The model is trained in a CV fashion over the user-specified hyperparameter grid. Model hyperparameters are selected based on the user-specified metric.

Parameters

model : str
A string that determines the choice of the surival regression model. Survival model choices include: - 'dsm' : Deep Survival Machines [3] model - 'dcph' : Deep Cox Proportional Hazards [2] model - 'dcm' : Deep Cox Mixtures [4] model - 'rsf' : Random Survival Forests [1] model - 'cph' : Cox Proportional Hazards [2] model
model : str, default='dcph'
Survival regression model name.
folds : list, default=None
A list of fold assignment values for each sample. For regular (unnested) cross-validation, folds correspond to train and validation set. For nested cross-validation, folds correspond to train and test set.
num_folds : int, default=5
The number of folds. Ignored if folds is specified.
random_seed : int, default=0
Controls reproducibility of results.
hyperparam_grid : dict
A dictionary that contains the hyperparameters for grid search. The keys of the dictionary are the hyperparameter names and the values are lists of hyperparameter values.

References

[1] Hemant Ishwaran et al. Random survival forests. The annals of applied statistics, 2(3):841–860, 2008. [2] Cox, D. R. (1972). Regression models and life-tables. Journal of the Royal Statistical Society: Series B (Methodological). [3] Chirag Nagpal, Xinyu Li, and Artur Dubrawski. Deep survival machines: Fully parametric survival regression and representation learning for censored data with competing risks. 2020. [4] Nagpal, C., Yadlowsky, S., Rostamzadeh, N., and Heller, K. (2021c). Deep cox mixtures for survival regression. In Machine Learning for Healthcare Conference, pages 674–708. PMLR

Methods

def fit(self, features, outcomes, horizons, metric='ibs')

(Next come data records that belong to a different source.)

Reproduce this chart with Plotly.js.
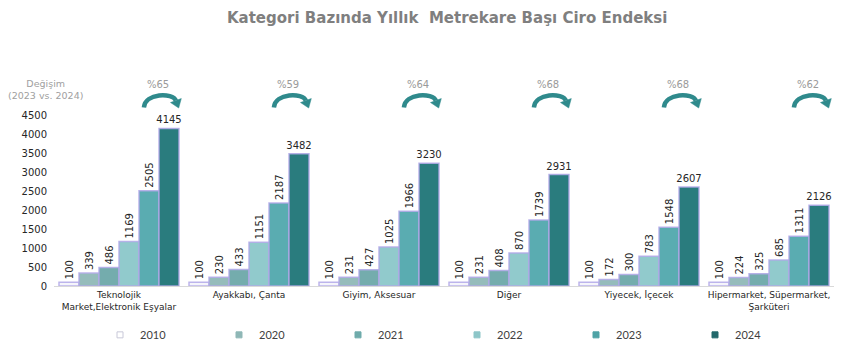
<!DOCTYPE html>
<html>
<head>
<meta charset="utf-8">
<script src="https://cdn.plot.ly/plotly-3.0.1.min.js"></script>
<style>html,body{margin:0;padding:0;background:#fff;}#chart{width:860px;height:353px;}</style>
</head>
<body>
<div id="chart"></div>
<script>
const categories = [
  "Teknolojik<br>Market,Elektronik Eşyalar",
  "Ayakkabı, Çanta",
  "Giyim, Aksesuar",
  "Diğer",
  "Yiyecek, İçecek",
  "Hipermarket, Süpermarket,<br>Şarküteri"
];
const years = ["2010", "2020", "2021", "2022", "2023", "2024"];
const v2010 = [100, 100, 100, 100, 100, 100];
const v2020 = [339, 230, 231, 231, 172, 224];
const v2021 = [486, 433, 427, 408, 300, 325];
const v2022 = [1169, 1151, 1025, 870, 783, 685];
const v2023 = [2505, 2187, 1966, 1739, 1548, 1311];
const v2024 = [4145, 3482, 3230, 2931, 2607, 2126];
const changePct = [65, 59, 64, 68, 68, 62];
const yTicks = [0, 500, 1000, 1500, 2000, 2500, 3000, 3500, 4000, 4500];

const seriesValues = [v2010, v2020, v2021, v2022, v2023, v2024];
const barColors = ["#f5f5fb", "#95bcbb", "#74acad", "#91cacc", "#5aacb1", "#2a7c7e"];
const legendColors = ["#ffffff", "#8fb7b6", "#6fabab", "#8dc6c8", "#4fa3a6", "#22686b"];

const traces = [];
seriesValues.forEach((vals, k) => {
  traces.push({
    type: "bar",
    name: years[k],
    x: categories,
    y: vals,
    text: vals.map(String),
    textposition: "outside",
    textangle: k === 5 ? 0 : -90,
    constraintext: "none",
    cliponaxis: false,
    textfont: {family: "DejaVu Sans", size: 10, color: "#262626"},
    marker: {color: barColors[k], line: {color: "rgba(178,168,232,0.85)", width: 1.5}},
    showlegend: false,
    hoverinfo: "x+y+name"
  });
});
// legend entries (small square markers)
seriesValues.forEach((vals, k) => {
  traces.push({
    type: "scatter", mode: "markers", name: years[k],
    x: [null], y: [null],
    marker: {symbol: "square", size: 6, color: legendColors[k], line: {color: k === 0 ? "#c8c8d8" : legendColors[k], width: 1}},
    showlegend: true, hoverinfo: "skip"
  });
});

const W = 780, H = 171.5; // plot area px
const px = d => d / W;
const baseY = 286;
const yp = p => ((baseY - p) / H).toFixed(5); // screen y to paper
const teal = "#2f8a8c";

const shapes = [];
const annotations = [];
categories.forEach((c, i) => {
  const cx = (i + 0.5 + 0.33) / 6;
  const X = d => (cx + px(d)).toFixed(5);
  shapes.push({
    type: "path", xref: "paper", yref: "paper",
    path: `M${X(-18)},${yp(107)} C${X(-17)},${yp(92)} ${X(11)},${yp(92)} ${X(14)},${yp(100)}`,
    line: {color: teal, width: 4.5}
  });
  shapes.push({
    type: "path", xref: "paper", yref: "paper",
    path: `M${X(8.6)},${yp(102)} L${X(19.4)},${yp(98)} L${X(16.8)},${yp(107.5)} Z`,
    line: {color: teal, width: 0.5}, fillcolor: teal
  });
  annotations.push({
    xref: "paper", yref: "paper", x: (i + 0.5 + 0.30) / 6, y: yp(84),
    text: "%" + changePct[i], showarrow: false,
    font: {family: "DejaVu Sans", size: 10, color: "#9a9a9a"},
    xanchor: "center", yanchor: "middle"
  });
});
annotations.push({
  xref: "paper", yref: "paper", x: px(-9), y: yp(89),
  text: "Değişim<br>(2023 vs. 2024)", showarrow: false,
  font: {family: "DejaVu Sans", size: 9.5, color: "#a0a0a0"},
  xanchor: "center", yanchor: "middle"
});

const layout = {
  width: 860, height: 353,
  margin: {l: 54, r: 26, t: 114.5, b: 67, autoexpand: false},
  paper_bgcolor: "#ffffff", plot_bgcolor: "#ffffff",
  title: {
    text: "Kategori Bazında Yıllık  Metrekare Başı Ciro Endeksi",
    font: {family: "DejaVu Sans", size: 15, color: "#7f7f7f", weight: "bold"},
    x: 0.52, xanchor: "center", y: 1 - 18 / 353, yanchor: "middle"
  },
  barmode: "group", bargap: 0.077, bargroupgap: 0,
  xaxis: {
    type: "category", range: [-0.5, 5.5], showgrid: false, zeroline: false,
    showline: true, linecolor: "#d9d9d9", linewidth: 1, ticks: "",
    tickfont: {family: "DejaVu Sans", size: 9, color: "#262626"}
  },
  yaxis: {
    range: [0, 4500], tickvals: yTicks, ticktext: yTicks.map(String),
    showgrid: false, zeroline: false, showline: false, ticks: "",
    ticklabelstandoff: 6,
    tickfont: {family: "DejaVu Sans", size: 10, color: "#262626"}
  },
  legend: {
    orientation: "h", x: px(100 - 54), xanchor: "left", y: Number(yp(335)), yanchor: "middle",
    entrywidth: 74, entrywidthmode: "pixels",
    font: {family: "Lato", size: 11, color: "#404040"},
    itemclick: false
  },
  shapes: shapes,
  annotations: annotations,
  showlegend: true
};
annotations.forEach(a => { a.y = Number(a.y); });

Plotly.newPlot("chart", traces, layout, {displayModeBar: false, staticPlot: true});
</script>
</body>
</html>
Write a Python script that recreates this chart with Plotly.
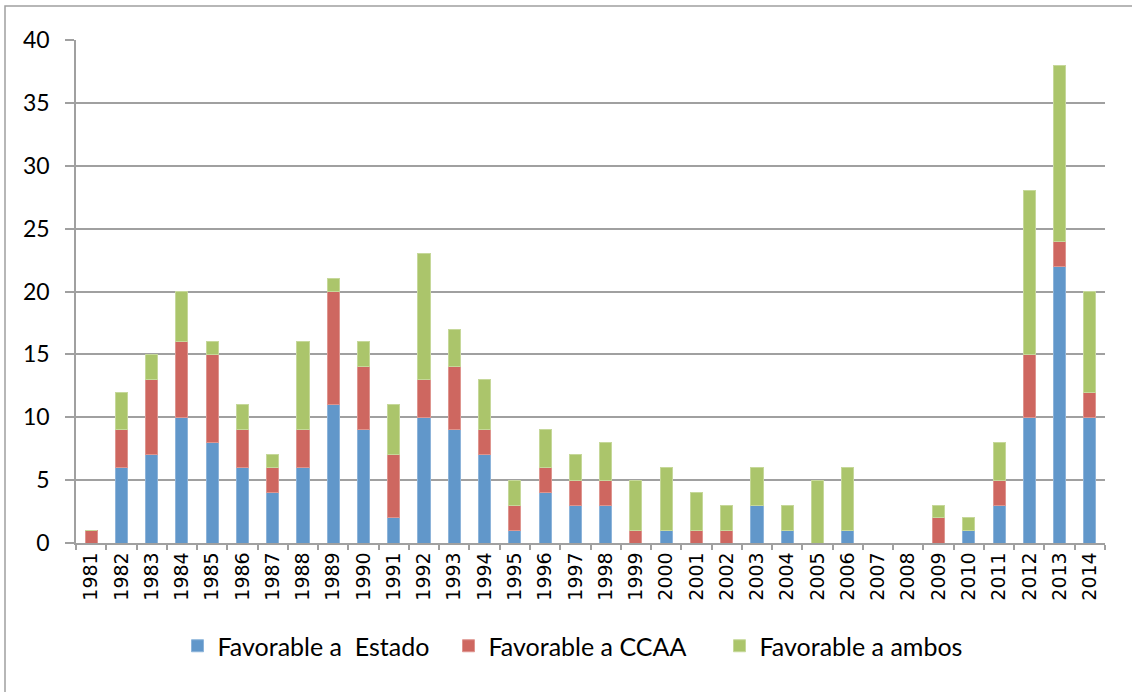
import plotly.graph_objects as go

years = [str(y) for y in range(1981, 2015)]
estado = [0, 6, 7, 10, 8, 6, 4, 6, 11, 9, 2, 10, 9, 7, 1, 4, 3, 3, 0, 1, 0, 0, 3, 1, 0, 1, 0, 0, 0, 1, 3, 10, 22, 10]
ccaa   = [1, 3, 6, 6, 7, 3, 2, 3, 9, 5, 5, 3, 5, 2, 2, 2, 2, 2, 1, 0, 1, 1, 0, 0, 0, 0, 0, 0, 2, 0, 2, 5, 2, 2]
ambos  = [0, 3, 2, 4, 1, 2, 1, 7, 1, 2, 4, 10, 3, 4, 2, 3, 2, 3, 4, 5, 3, 2, 3, 2, 5, 5, 0, 0, 1, 1, 3, 13, 14, 8]

series = [
    ("Favorable a\u00a0 Estado", estado, "#6197CA", "#8DB4DA"),
    ("Favorable a CCAA", ccaa, "#CE6760", "#DE958F"),
    ("Favorable a ambos", ambos, "#ABC56B", "#C6D89A"),
]

fig = go.Figure()
for name, vals, col, edge in series:
    fig.add_trace(go.Bar(
        x=years, y=vals, name=name,
        marker=dict(color=col, line=dict(color=edge, width=1)),
    ))

PW, PH = 1029, 503
fig.update_layout(
    barmode="stack",
    bargap=0.6,
    width=1132, height=692,
    paper_bgcolor="white", plot_bgcolor="white",
    margin=dict(l=76, r=27, t=40, b=149),
    font=dict(family="Lato", color="black"),
    showlegend=True,
    legend=dict(
        orientation="h", x=(584 - 76) / PW, xanchor="center", y=-103 / PH, yanchor="middle",
        font=dict(family="Lato", size=25, color="black"),
        itemwidth=30, traceorder="normal",
        entrywidth=226, entrywidthmode="pixels",
    ),
    xaxis=dict(
        type="category", tickangle=-90,
        tickfont=dict(family="DejaVu Sans", size=19, color="black"),
        showline=True, linecolor="#A0A0A0", linewidth=1.5,
        ticks="outside", tickson="boundaries", ticklen=5, tickcolor="#A0A0A0", tickwidth=1.5,
        showgrid=False, fixedrange=True, ticklabelstandoff=0,
    ),
    yaxis=dict(
        range=[0, 40], tickvals=[0, 5, 10, 15, 20, 25, 30, 35, 40],
        tickfont=dict(family="Lato", size=23, color="black"),
        showline=True, linecolor="#A0A0A0", linewidth=1.5,
        ticks="outside", ticklen=9, tickcolor="#A0A0A0", tickwidth=1.5,
        showgrid=True, gridcolor="#A0A0A0", gridwidth=1.5,
        zeroline=False, ticklabelstandoff=11,
    ),
    shapes=[dict(type="rect", xref="paper", yref="paper",
                 x0=(5 - 76) / PW, x1=(1140 - 76) / PW, y0=-(700 - 543) / PH, y1=1 + (40 - 6) / PH,
                 line=dict(color="#A0A0A0", width=1.5), fillcolor="rgba(0,0,0,0)", layer="below")],
)

fig.write_html("out.html", config={"displayModeBar": False},
               post_script="document.body.style.margin='0';document.body.style.overflow='hidden';")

Fits the survival regression model to the data in a cross- validation or nested cross-validation fashion.

Parameters

features : pd.DataFrame
A pandas dataframe with rows corresponding to individual samples and columns as covariates.
outcomes : pd.DataFrame
A pandas dataframe with columns 'time' and 'event' that contain the survival time and censoring status \delta_i = 1 , respectively.
horizons : int or float or list
Event-horizons at which to evaluate model performance.
metric : str, default='ibs'
Metric used to evaluate model performance and tune hyperparameters. Options include: - 'auc': Dynamic area under the ROC curve - 'brs' : Brier Score - 'ibs' : Integrated Brier Score - 'ctd' : Concordance Index

Returns

Trained survival regression model(s).

class CounterfactualSurvivalRegressionCV (model, cv_folds=5, random_seed=0, hyperparam_grid={})

Universal interface to train Counterfactual Survival Analysis models in a Cross Validation fashion.

Each of the model is trained in a CV fashion over the user specified hyperparameter grid. The best model (in terms of integrated brier score) is then selected.

Parameters

model : str
A string that determines the choice of the surival analysis model. Survival model choices include: - 'dsm' : Deep Survival Machines [3] model - 'dcph' : Deep Cox Proportional Hazards [2] model - 'dcm' : Deep Cox Mixtures [4] model - 'rsf' : Random Survival Forests [1] model - 'cph' : Cox Proportional Hazards [2] model
cv_folds : int
Number of folds in the cross validation.
random_seed : int
Random seed for reproducibility.
hyperparam_grid : dict
A dictionary that contains the hyperparameters for grid search. The keys of the dictionary are the hyperparameter names and the values are lists of hyperparameter values.

References

[1] Hemant Ishwaran et al. Random survival forests. The annals of applied statistics, 2(3):841–860, 2008.

[2] Cox, D. R. (1972). Regression models and life-tables. Journal of the Royal Statistical Society: Series B (Methodological).

[3] Chirag Nagpal, Xinyu Li, and Artur Dubrawski. Deep survival machines: Fully parametric survival regression and representation learning for censored data with competing risks. 2020.

[4] Nagpal, C., Yadlowsky, S., Rostamzadeh, N., and Heller, K. (2021c). Deep cox mixtures for survival regression. In Machine Learning for Healthcare Conference, pages 674–708. PMLR

Methods

def fit(self, features, outcomes, interventions, horizons, metric)

Fits the Survival Regression Model to the data in a cross- validation fashion.

Parameters

features : pandas.DataFrame
a pandas dataframe containing the features to use as covariates.
outcomes : pandas.DataFrame
a pandas dataframe containing the survival outcomes. The index of the dataframe should be the same as the index of the features dataframe. Should contain a column named 'time' that contains the survival time and a column named 'event' that contains the censoring status. \delta_i = 1 if the event is observed.
interventions : pandas.Series
A pandas series containing the treatment status of each subject. a_i = 1 if the subject is treated, else is considered control.
horizons : int or float or list
Event-horizons at which to evaluate model performance.
metric : str, default='ibs'
Metric used to evaluate model performance and tune hyperparameters. Options include: - 'auc': Dynamic area under the ROC curve - 'brs' : Brier Score - 'ibs' : Integrated Brier Score - 'ctd' : Concordance Index

Returns

auton_survival.estimators.CounterfactualSurvivalModel:
The trained counterfactual survival model.